## Directions for this task
Pull every line containing the word "that" from the records.

## Provided data
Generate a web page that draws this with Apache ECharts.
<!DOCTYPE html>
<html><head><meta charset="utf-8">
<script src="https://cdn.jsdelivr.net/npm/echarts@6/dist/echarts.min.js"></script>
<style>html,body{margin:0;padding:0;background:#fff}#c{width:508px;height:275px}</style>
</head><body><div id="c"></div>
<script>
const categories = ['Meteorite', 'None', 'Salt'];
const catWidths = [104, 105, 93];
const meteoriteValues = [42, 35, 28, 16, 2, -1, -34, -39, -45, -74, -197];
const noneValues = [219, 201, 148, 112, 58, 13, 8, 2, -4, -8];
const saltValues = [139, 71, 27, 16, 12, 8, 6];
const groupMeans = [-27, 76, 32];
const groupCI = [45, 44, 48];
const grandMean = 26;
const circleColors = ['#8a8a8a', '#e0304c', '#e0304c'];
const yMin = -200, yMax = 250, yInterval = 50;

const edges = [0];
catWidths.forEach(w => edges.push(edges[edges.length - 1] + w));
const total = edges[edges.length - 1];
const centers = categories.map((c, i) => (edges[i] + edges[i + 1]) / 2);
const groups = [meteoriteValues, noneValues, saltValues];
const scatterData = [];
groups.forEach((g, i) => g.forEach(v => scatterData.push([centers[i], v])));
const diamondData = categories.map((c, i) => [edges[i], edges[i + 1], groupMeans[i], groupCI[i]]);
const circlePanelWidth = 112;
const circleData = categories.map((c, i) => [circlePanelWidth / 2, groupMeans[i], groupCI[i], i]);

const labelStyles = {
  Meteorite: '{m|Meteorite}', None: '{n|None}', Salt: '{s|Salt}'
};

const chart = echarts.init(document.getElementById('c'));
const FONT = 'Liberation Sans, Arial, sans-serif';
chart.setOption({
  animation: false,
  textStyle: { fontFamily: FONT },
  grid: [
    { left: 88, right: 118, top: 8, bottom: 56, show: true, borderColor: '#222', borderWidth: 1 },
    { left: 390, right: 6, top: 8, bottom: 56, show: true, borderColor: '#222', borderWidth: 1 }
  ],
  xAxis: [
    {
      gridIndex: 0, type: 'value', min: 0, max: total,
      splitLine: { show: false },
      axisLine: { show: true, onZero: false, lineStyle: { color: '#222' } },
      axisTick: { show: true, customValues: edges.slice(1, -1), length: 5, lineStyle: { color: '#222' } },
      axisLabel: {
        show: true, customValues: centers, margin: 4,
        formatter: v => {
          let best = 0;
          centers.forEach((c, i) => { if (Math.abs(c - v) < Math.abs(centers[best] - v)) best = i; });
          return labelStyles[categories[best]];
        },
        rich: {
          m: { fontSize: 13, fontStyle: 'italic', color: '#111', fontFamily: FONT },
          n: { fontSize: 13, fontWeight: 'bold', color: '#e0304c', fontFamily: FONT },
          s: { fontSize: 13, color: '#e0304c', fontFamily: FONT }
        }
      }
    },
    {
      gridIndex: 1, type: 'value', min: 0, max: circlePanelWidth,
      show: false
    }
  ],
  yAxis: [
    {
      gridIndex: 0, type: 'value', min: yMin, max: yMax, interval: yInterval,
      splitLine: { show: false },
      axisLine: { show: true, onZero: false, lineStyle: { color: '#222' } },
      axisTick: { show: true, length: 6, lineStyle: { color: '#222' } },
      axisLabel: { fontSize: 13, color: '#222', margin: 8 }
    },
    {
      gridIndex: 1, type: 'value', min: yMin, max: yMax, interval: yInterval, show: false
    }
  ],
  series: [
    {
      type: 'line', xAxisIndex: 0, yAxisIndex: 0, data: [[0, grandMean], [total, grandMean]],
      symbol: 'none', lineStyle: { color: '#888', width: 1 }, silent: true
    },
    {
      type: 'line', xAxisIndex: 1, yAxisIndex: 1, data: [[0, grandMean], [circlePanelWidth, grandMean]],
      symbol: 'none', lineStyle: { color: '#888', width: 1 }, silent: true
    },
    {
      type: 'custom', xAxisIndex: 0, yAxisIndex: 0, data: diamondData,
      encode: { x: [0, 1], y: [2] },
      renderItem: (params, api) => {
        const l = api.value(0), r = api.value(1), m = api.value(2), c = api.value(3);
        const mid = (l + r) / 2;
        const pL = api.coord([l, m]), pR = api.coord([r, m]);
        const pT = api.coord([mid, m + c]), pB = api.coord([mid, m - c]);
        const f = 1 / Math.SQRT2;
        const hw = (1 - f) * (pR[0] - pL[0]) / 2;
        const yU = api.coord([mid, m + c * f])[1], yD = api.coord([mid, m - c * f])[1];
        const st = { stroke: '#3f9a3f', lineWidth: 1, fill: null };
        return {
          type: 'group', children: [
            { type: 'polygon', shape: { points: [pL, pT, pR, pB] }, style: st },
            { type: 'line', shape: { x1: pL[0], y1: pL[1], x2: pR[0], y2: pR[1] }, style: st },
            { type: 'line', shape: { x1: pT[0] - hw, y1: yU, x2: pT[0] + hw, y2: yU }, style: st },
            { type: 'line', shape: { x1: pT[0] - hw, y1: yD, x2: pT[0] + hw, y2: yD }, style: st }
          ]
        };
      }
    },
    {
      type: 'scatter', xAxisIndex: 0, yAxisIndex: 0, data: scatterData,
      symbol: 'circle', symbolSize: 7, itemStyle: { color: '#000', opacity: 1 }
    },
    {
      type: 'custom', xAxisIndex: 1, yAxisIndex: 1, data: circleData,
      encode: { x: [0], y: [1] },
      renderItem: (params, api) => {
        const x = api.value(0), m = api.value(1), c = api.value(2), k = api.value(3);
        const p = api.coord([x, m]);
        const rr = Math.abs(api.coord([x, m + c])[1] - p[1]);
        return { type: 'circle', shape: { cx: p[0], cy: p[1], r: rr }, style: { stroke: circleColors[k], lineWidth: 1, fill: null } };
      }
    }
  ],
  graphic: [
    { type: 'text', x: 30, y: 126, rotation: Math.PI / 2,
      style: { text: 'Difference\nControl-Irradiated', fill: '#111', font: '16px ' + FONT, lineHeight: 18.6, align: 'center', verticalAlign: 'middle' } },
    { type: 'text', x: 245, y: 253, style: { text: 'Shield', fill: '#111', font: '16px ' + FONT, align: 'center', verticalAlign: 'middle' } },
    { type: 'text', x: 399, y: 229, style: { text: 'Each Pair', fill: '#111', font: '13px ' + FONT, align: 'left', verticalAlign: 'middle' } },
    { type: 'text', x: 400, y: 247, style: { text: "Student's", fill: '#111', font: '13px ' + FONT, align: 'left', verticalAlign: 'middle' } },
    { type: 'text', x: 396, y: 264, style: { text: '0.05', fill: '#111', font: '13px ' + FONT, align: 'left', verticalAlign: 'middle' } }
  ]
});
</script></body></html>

==

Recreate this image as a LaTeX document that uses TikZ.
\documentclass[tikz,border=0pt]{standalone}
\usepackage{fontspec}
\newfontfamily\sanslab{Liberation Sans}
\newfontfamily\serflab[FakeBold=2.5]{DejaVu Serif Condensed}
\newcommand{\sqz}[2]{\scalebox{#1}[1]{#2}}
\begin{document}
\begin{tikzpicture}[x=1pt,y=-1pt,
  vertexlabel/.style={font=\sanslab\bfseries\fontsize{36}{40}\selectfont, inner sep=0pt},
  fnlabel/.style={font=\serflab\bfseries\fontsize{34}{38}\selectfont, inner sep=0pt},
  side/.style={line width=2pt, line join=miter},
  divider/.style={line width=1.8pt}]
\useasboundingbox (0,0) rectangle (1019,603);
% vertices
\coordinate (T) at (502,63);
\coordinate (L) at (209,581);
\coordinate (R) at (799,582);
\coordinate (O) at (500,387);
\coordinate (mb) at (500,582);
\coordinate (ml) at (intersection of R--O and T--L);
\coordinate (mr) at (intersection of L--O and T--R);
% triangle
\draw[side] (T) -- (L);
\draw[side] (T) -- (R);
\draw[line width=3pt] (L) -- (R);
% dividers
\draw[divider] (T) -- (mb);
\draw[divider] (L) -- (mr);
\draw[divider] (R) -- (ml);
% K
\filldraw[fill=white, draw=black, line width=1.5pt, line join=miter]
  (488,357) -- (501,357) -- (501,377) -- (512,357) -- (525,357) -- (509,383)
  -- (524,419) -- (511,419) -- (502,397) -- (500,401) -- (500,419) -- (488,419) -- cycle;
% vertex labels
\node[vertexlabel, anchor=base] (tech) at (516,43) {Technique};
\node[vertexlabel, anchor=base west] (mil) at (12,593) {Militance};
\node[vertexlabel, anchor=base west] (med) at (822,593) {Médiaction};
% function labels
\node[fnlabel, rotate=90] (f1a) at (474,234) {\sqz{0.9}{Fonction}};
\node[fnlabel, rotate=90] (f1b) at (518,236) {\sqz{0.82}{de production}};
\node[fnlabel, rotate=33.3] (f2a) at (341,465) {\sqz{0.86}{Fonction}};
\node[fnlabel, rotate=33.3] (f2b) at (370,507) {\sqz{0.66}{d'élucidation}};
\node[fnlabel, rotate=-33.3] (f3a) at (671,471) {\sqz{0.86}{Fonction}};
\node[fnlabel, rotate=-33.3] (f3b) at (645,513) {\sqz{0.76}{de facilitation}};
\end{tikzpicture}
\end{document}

---

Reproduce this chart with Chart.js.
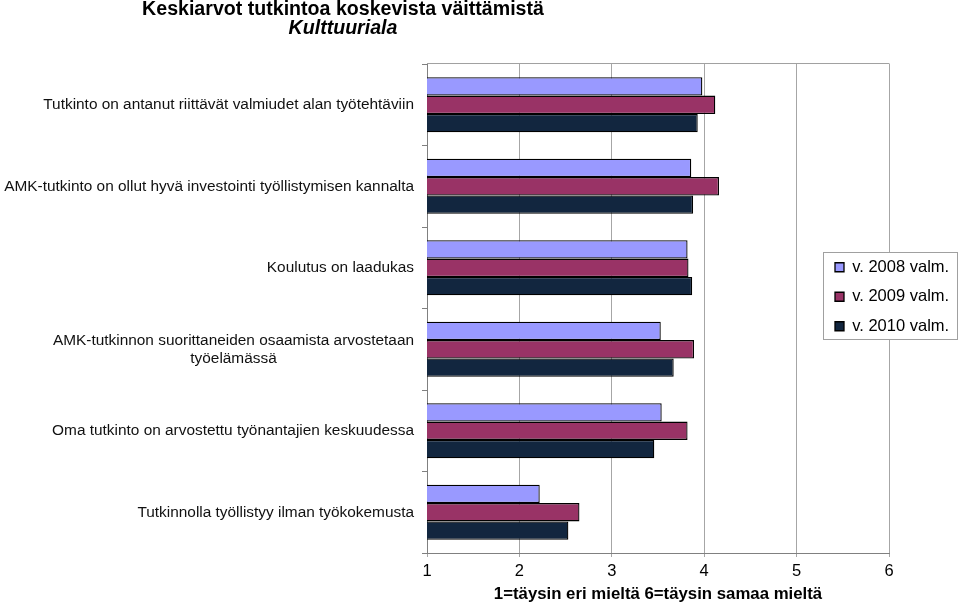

## Exercise output
Generate a web page that draws this with Apache ECharts.
Recreate this image as a LaTeX document that uses TikZ.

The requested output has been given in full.